The RBI's view on its room to move won't have changed with the release of the Government's 2013 Budget last week.  The Budget left deficit projections for the current and next financial year largely unchanged at 5.2% in FY 2012/13 (previously 5.3%) and 4.8% in 2013/14 (unchanged).

But rather than reducing unsustainable subsidy expenditure, the Government increased subsidies from 1.82 trillion rupees in 2012/13 to 2.4 trillion rupees in 2013/14.  That will be funded by a 1-year 10% surcharge on higher income citizens along with higher import duties on some luxury items.  That's not my definition of structural budget reform.

The Government also announced higher spending in education and health and an increase in capital spending.  It's hard to argue about investment in those areas, but he quality of the outputs remains to be seen.  And it would have been preferable for increased expenditure in those areas to be funded by lower spending on subsidies.
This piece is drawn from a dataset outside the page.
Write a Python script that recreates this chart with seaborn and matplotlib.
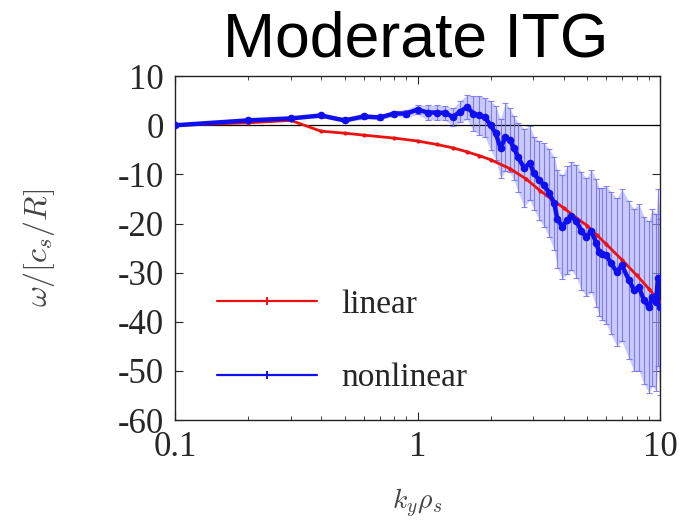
import numpy as np
import pandas as pd
import matplotlib
matplotlib.use("Agg")
import matplotlib.pyplot as plt
import seaborn as sns
from matplotlib.lines import Line2D
from matplotlib.ticker import LogLocator, NullFormatter

# ---- data ----
k_linear = [0.1, 0.2, 0.3, 0.4, 0.5, 0.6, 0.8, 1.0, 1.2, 1.4, 1.6, 1.8, 2.0,
            2.4, 2.8, 3.2, 3.6, 4.0, 4.5, 5.0, 5.5, 6.0, 7.0, 8.0, 9.0, 10.0]
w_linear = [0.0, 0.5, 1.0, -1.2, -1.6, -2.0, -2.6, -3.2, -3.9, -4.6, -5.4, -6.2, -7.0,
            -8.8, -10.9, -13.3, -15.2, -16.8, -18.8, -20.4, -22.4, -24.2, -27.5, -30.5, -33.3, -36.0]

k_nonlinear = [0.1, 0.2, 0.3, 0.4, 0.5, 0.6, 0.7, 0.8, 0.9, 1.0, 1.1, 1.2, 1.3, 1.4,
               1.5, 1.6, 1.7, 1.8, 1.9, 2.0, 2.1, 2.2, 2.3, 2.4, 2.5, 2.6, 2.75, 2.9,
               3.03, 3.17, 3.33, 3.49, 3.66, 3.77, 3.95, 4.14, 4.31, 4.52, 4.74, 4.97,
               5.21, 5.46, 5.61, 5.77, 6.0, 6.26, 6.64, 6.96, 7.44, 7.8, 8.18, 8.58,
               9.0, 9.27, 9.63, 9.8, 10.0]
w_nonlinear = [0.0, 1.0, 1.4, 2.0, 1.0, 1.8, 1.6, 2.4, 2.4, 3.2, 2.6, 2.6, 2.5, 1.7,
               2.8, 3.7, 2.4, 2.0, 1.6, 0.0, -1.6, -4.7, -2.4, -3.0, -4.7, -6.5, -8.7, -7.7,
               -9.8, -11.2, -12.2, -13.8, -15.9, -19.0, -20.7, -19.3, -18.5, -19.5, -21.5, -22.8,
               -21.5, -24.0, -25.8, -26.2, -26.4, -28.0, -29.9, -28.5, -31.5, -33.5, -33.0, -35.6,
               -37.0, -35.0, -36.0, -31.0, -37.0]
err_nonlinear = [0.2, 0.3, 0.3, 0.4, 0.4, 0.5, 0.5, 0.6, 0.8, 1.0, 1.5, 1.5, 1.5, 1.8,
                 2.2, 2.5, 3.5, 4.0, 4.0, 5.0, 5.5, 6.0, 7.0, 6.5, 6.5, 7.0, 8.0, 7.5,
                 7.5, 8.0, 8.5, 9.0, 9.5, 10.0, 10.5, 11.0, 11.0, 11.5, 12.0, 12.0,
                 12.5, 13.0, 13.0, 13.5, 14.0, 14.5, 15.0, 15.5, 16.0, 16.5, 17.0, 17.0,
                 17.5, 18.0, 18.0, 18.0, 18.0]

series_labels = ["linear", "nonlinear"]
series_colors = ["#ee1111", "#1010ee"]

df_lin = pd.DataFrame({"k": k_linear, "w": w_linear})
df_nl = pd.DataFrame({"k": k_nonlinear, "w": w_nonlinear, "err": err_nonlinear})

sns.set_style("ticks")
plt.rcParams["font.family"] = ["Liberation Serif", "DejaVu Serif"]
plt.rcParams["mathtext.fontset"] = "cm"
plt.rcParams["axes.unicode_minus"] = False

fig = plt.figure(figsize=(6.89, 5.29), dpi=100)
ax = fig.add_axes([0.254, 0.206, 0.704, 0.650])

# error band + bars
ax.fill_between(df_nl["k"], df_nl["w"] - df_nl["err"], df_nl["w"] + df_nl["err"],
                color="#a8a8fa", alpha=0.6, linewidth=0, zorder=1)
ax.errorbar(df_nl["k"], df_nl["w"], yerr=df_nl["err"], fmt="none",
            ecolor="#6a6aee", elinewidth=0.8, capsize=2.5, capthick=0.8,
            alpha=0.8, zorder=2)

ax.axhline(0, color="black", linewidth=0.9, zorder=1.5)

sns.lineplot(data=df_lin, x="k", y="w", ax=ax, color=series_colors[0], linewidth=2.0,
             marker="o", markersize=3, markeredgewidth=0, sort=False,
             legend=False, zorder=3)
sns.lineplot(data=df_nl, x="k", y="w", ax=ax, color=series_colors[1], linewidth=3.2,
             marker="o", markersize=5.5, markeredgewidth=0, sort=False,
             legend=False, zorder=4)

ax.set_xscale("log")
ax.set_xlim(0.1, 10)
ax.set_ylim(-60, 10)
ax.set_yticks(np.arange(-60, 11, 10))
ax.set_xticks([0.1, 1, 10])
ax.set_xticklabels(["0.1", "1", "10"])
ax.xaxis.set_minor_locator(LogLocator(base=10, subs=np.arange(2, 10)))
ax.xaxis.set_minor_formatter(NullFormatter())
ax.tick_params(which="both", direction="in", top=True, right=True)
ax.tick_params(which="major", length=6, width=0.8, labelsize=25, pad=8)
ax.tick_params(which="minor", length=3, width=0.6)
for s in ax.spines.values():
    s.set_linewidth(1.0)
    s.set_color("#222222")

ax.set_xlabel(r"$k_y\rho_s$", fontsize=20, color="#444444", labelpad=16)
ax.set_ylabel(r"$\omega/[c_s/R]$", fontsize=23, color="#444444", labelpad=44)

fig.text(0.603, 0.925, "Moderate ITG", ha="center", va="center",
         fontsize=45, family="Liberation Sans", color="black")

handles = [Line2D([], [], color=c, linewidth=1.6, marker="+", markersize=6,
                  markeredgewidth=1.4) for c in series_colors]
leg = ax.legend(handles, series_labels, loc="lower left",
                bbox_to_anchor=(0.024, -0.01), frameon=False,
                fontsize=24, handlelength=3.0, labelspacing=1.3,
                handletextpad=0.75, markerscale=1.0)

fig.savefig("out.png", dpi=100)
In terms of GDP growth, the Government's forecast for FY 2012/13 remains at 5.0% with an increase to between 6.1% and 6.7% expected in FY 2013/14.  My forecasts are 4.8% and 5.8% respectively.

The Government's growth forecasts are still well shy of their stated aspiration of 8.0% growth.  India saw growth rates in excess of that level following the GFC, but with that high growth came sharply higher inflation, indicating that growth of that level was well in excess of potential. 

If the Government wants to achieve sustainable 8% growth, they need to get serious about measures to enhance productivity and improve their budget fundamentals.  In that respect Budget 2013 was a lost opportunity.